#### Your instructions:
Without the pictures, write out all the lines below exactly as they appear.

#### Dataset extract:
- - - - - - -

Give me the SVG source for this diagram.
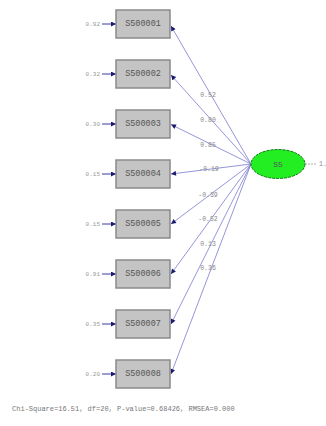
<svg xmlns="http://www.w3.org/2000/svg" width="326" height="426" viewBox="0 0 326 426">
<style>
.box{fill:#c4c4c4;stroke:#8a8a8a;stroke-width:1.5}
.bl{font-family:"Liberation Mono",monospace;font-size:8.5px;fill:#555;text-anchor:middle;dominant-baseline:central}
.el{font-family:"Liberation Mono",monospace;font-size:6px;fill:#999;text-anchor:end;dominant-baseline:central}
.pl{font-family:"Liberation Mono",monospace;font-size:6.5px;fill:#888;text-anchor:middle;dominant-baseline:central}
.ln{stroke:#7a7ad0;stroke-width:0.8;fill:none}
.er{stroke:#3a3aa0;stroke-width:1;fill:none}
</style>
<defs>
<marker id="ah" viewBox="0 0 10 10" refX="10" refY="5" markerWidth="7" markerHeight="5" orient="auto" markerUnits="userSpaceOnUse">
<path d="M0,0 L10,5 L0,10 z" fill="#1a1a70"/>
</marker>
</defs>
<rect width="326" height="426" fill="#ffffff"/>
<g id="connectors">
<line class="ln" x1="251" y1="164" x2="171" y2="26" marker-end="url(#ah)"/>
<line class="ln" x1="251" y1="164" x2="171" y2="75" marker-end="url(#ah)"/>
<line class="ln" x1="251" y1="164" x2="171" y2="124.5" marker-end="url(#ah)"/>
<line class="ln" x1="251" y1="164" x2="171" y2="174" marker-end="url(#ah)"/>
<line class="ln" x1="251" y1="164" x2="171" y2="224" marker-end="url(#ah)"/>
<line class="ln" x1="251" y1="164" x2="171" y2="274" marker-end="url(#ah)"/>
<line class="ln" x1="251" y1="164" x2="171" y2="324" marker-end="url(#ah)"/>
<line class="ln" x1="251" y1="164" x2="171" y2="374" marker-end="url(#ah)"/>
<line class="er" x1="102" y1="24" x2="116" y2="24" marker-end="url(#ah)"/>
<line class="er" x1="102" y1="74" x2="116" y2="74" marker-end="url(#ah)"/>
<line class="er" x1="102" y1="124" x2="116" y2="124" marker-end="url(#ah)"/>
<line class="er" x1="102" y1="174" x2="116" y2="174" marker-end="url(#ah)"/>
<line class="er" x1="102" y1="224" x2="116" y2="224" marker-end="url(#ah)"/>
<line class="er" x1="102" y1="274" x2="116" y2="274" marker-end="url(#ah)"/>
<line class="er" x1="102" y1="324" x2="116" y2="324" marker-end="url(#ah)"/>
<line class="er" x1="102" y1="374" x2="116" y2="374" marker-end="url(#ah)"/>
<line x1="305" y1="164" x2="317" y2="164" stroke="#999" stroke-width="0.8" stroke-dasharray="2,1"/>
<text class="pl" x="208" y="95">0.52</text>
<text class="pl" x="208" y="120">0.80</text>
<text class="pl" x="208" y="145">0.85</text>
<text class="pl" x="209" y="169">-0.19</text>
<text class="pl" x="208" y="195">-0.39</text>
<text class="pl" x="208" y="219">-0.52</text>
<text class="pl" x="208" y="244">0.13</text>
<text class="pl" x="208" y="268">0.36</text>
</g>
<g id="S500001"><rect class="box" x="116" y="10" width="54" height="28"/><text class="bl" x="143" y="24">S500001</text><text class="el" x="100" y="24">0.92</text></g>
<g id="S500002"><rect class="box" x="116" y="60" width="54" height="28"/><text class="bl" x="143" y="74">S500002</text><text class="el" x="100" y="74">0.32</text></g>
<g id="S500003"><rect class="box" x="116" y="110" width="54" height="28"/><text class="bl" x="143" y="124">S500003</text><text class="el" x="100" y="124">0.30</text></g>
<g id="S500004"><rect class="box" x="116" y="160" width="54" height="28"/><text class="bl" x="143" y="174">S500004</text><text class="el" x="100" y="174">0.15</text></g>
<g id="S500005"><rect class="box" x="116" y="210" width="54" height="28"/><text class="bl" x="143" y="224">S500005</text><text class="el" x="100" y="224">0.15</text></g>
<g id="S500006"><rect class="box" x="116" y="260" width="54" height="28"/><text class="bl" x="143" y="274">S500006</text><text class="el" x="100" y="274">0.91</text></g>
<g id="S500007"><rect class="box" x="116" y="310" width="54" height="28"/><text class="bl" x="143" y="324">S500007</text><text class="el" x="100" y="324">0.35</text></g>
<g id="S500008"><rect class="box" x="116" y="360" width="54" height="28"/><text class="bl" x="143" y="374">S500008</text><text class="el" x="100" y="374">0.20</text></g>
<g id="S5">
<ellipse cx="278" cy="164" rx="27" ry="14.5" fill="#22ee22" stroke="#117711" stroke-width="1" stroke-dasharray="3,1"/>
<text class="bl" x="278" y="164" style="font-size:8px">S5</text>
<text x="319" y="164" style="font-family:'Liberation Mono',monospace;font-size:6.5px;fill:#888;dominant-baseline:central">1.</text>
</g>
<text x="12" y="411" style="font-family:'Liberation Mono',monospace;font-size:7px;fill:#777">Chi-Square=16.51, df=20, P-value=0.68426, RMSEA=0.000</text>
</svg>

- - - - - - -

#### Task output:
Give me the SVG source for this diagram.
<svg xmlns="http://www.w3.org/2000/svg" width="326" height="426" viewBox="0 0 326 426">
<style>
.box{fill:#c4c4c4;stroke:#8a8a8a;stroke-width:1.5}
.bl{font-family:"Liberation Mono",monospace;font-size:8.5px;fill:#555;text-anchor:middle;dominant-baseline:central}
.el{font-family:"Liberation Mono",monospace;font-size:6px;fill:#999;text-anchor:end;dominant-baseline:central}
.pl{font-family:"Liberation Mono",monospace;font-size:6.5px;fill:#888;text-anchor:middle;dominant-baseline:central}
.ln{stroke:#7a7ad0;stroke-width:0.8;fill:none}
.er{stroke:#3a3aa0;stroke-width:1;fill:none}
</style>
<defs>
<marker id="ah" viewBox="0 0 10 10" refX="10" refY="5" markerWidth="7" markerHeight="5" orient="auto" markerUnits="userSpaceOnUse">
<path d="M0,0 L10,5 L0,10 z" fill="#1a1a70"/>
</marker>
</defs>
<rect width="326" height="426" fill="#ffffff"/>
<g id="connectors">
<line class="ln" x1="251" y1="164" x2="171" y2="26" marker-end="url(#ah)"/>
<line class="ln" x1="251" y1="164" x2="171" y2="75" marker-end="url(#ah)"/>
<line class="ln" x1="251" y1="164" x2="171" y2="124.5" marker-end="url(#ah)"/>
<line class="ln" x1="251" y1="164" x2="171" y2="174" marker-end="url(#ah)"/>
<line class="ln" x1="251" y1="164" x2="171" y2="224" marker-end="url(#ah)"/>
<line class="ln" x1="251" y1="164" x2="171" y2="274" marker-end="url(#ah)"/>
<line class="ln" x1="251" y1="164" x2="171" y2="324" marker-end="url(#ah)"/>
<line class="ln" x1="251" y1="164" x2="171" y2="374" marker-end="url(#ah)"/>
<line class="er" x1="102" y1="24" x2="116" y2="24" marker-end="url(#ah)"/>
<line class="er" x1="102" y1="74" x2="116" y2="74" marker-end="url(#ah)"/>
<line class="er" x1="102" y1="124" x2="116" y2="124" marker-end="url(#ah)"/>
<line class="er" x1="102" y1="174" x2="116" y2="174" marker-end="url(#ah)"/>
<line class="er" x1="102" y1="224" x2="116" y2="224" marker-end="url(#ah)"/>
<line class="er" x1="102" y1="274" x2="116" y2="274" marker-end="url(#ah)"/>
<line class="er" x1="102" y1="324" x2="116" y2="324" marker-end="url(#ah)"/>
<line class="er" x1="102" y1="374" x2="116" y2="374" marker-end="url(#ah)"/>
<line x1="305" y1="164" x2="317" y2="164" stroke="#999" stroke-width="0.8" stroke-dasharray="2,1"/>
<text class="pl" x="208" y="95">0.52</text>
<text class="pl" x="208" y="120">0.80</text>
<text class="pl" x="208" y="145">0.85</text>
<text class="pl" x="209" y="169">-0.19</text>
<text class="pl" x="208" y="195">-0.39</text>
<text class="pl" x="208" y="219">-0.52</text>
<text class="pl" x="208" y="244">0.13</text>
<text class="pl" x="208" y="268">0.36</text>
</g>
<g id="S500001"><rect class="box" x="116" y="10" width="54" height="28"/><text class="bl" x="143" y="24">S500001</text><text class="el" x="100" y="24">0.92</text></g>
<g id="S500002"><rect class="box" x="116" y="60" width="54" height="28"/><text class="bl" x="143" y="74">S500002</text><text class="el" x="100" y="74">0.32</text></g>
<g id="S500003"><rect class="box" x="116" y="110" width="54" height="28"/><text class="bl" x="143" y="124">S500003</text><text class="el" x="100" y="124">0.30</text></g>
<g id="S500004"><rect class="box" x="116" y="160" width="54" height="28"/><text class="bl" x="143" y="174">S500004</text><text class="el" x="100" y="174">0.15</text></g>
<g id="S500005"><rect class="box" x="116" y="210" width="54" height="28"/><text class="bl" x="143" y="224">S500005</text><text class="el" x="100" y="224">0.15</text></g>
<g id="S500006"><rect class="box" x="116" y="260" width="54" height="28"/><text class="bl" x="143" y="274">S500006</text><text class="el" x="100" y="274">0.91</text></g>
<g id="S500007"><rect class="box" x="116" y="310" width="54" height="28"/><text class="bl" x="143" y="324">S500007</text><text class="el" x="100" y="324">0.35</text></g>
<g id="S500008"><rect class="box" x="116" y="360" width="54" height="28"/><text class="bl" x="143" y="374">S500008</text><text class="el" x="100" y="374">0.20</text></g>
<g id="S5">
<ellipse cx="278" cy="164" rx="27" ry="14.5" fill="#22ee22" stroke="#117711" stroke-width="1" stroke-dasharray="3,1"/>
<text class="bl" x="278" y="164" style="font-size:8px">S5</text>
<text x="319" y="164" style="font-family:'Liberation Mono',monospace;font-size:6.5px;fill:#888;dominant-baseline:central">1.</text>
</g>
<text x="12" y="411" style="font-family:'Liberation Mono',monospace;font-size:7px;fill:#777">Chi-Square=16.51, df=20, P-value=0.68426, RMSEA=0.000</text>
</svg>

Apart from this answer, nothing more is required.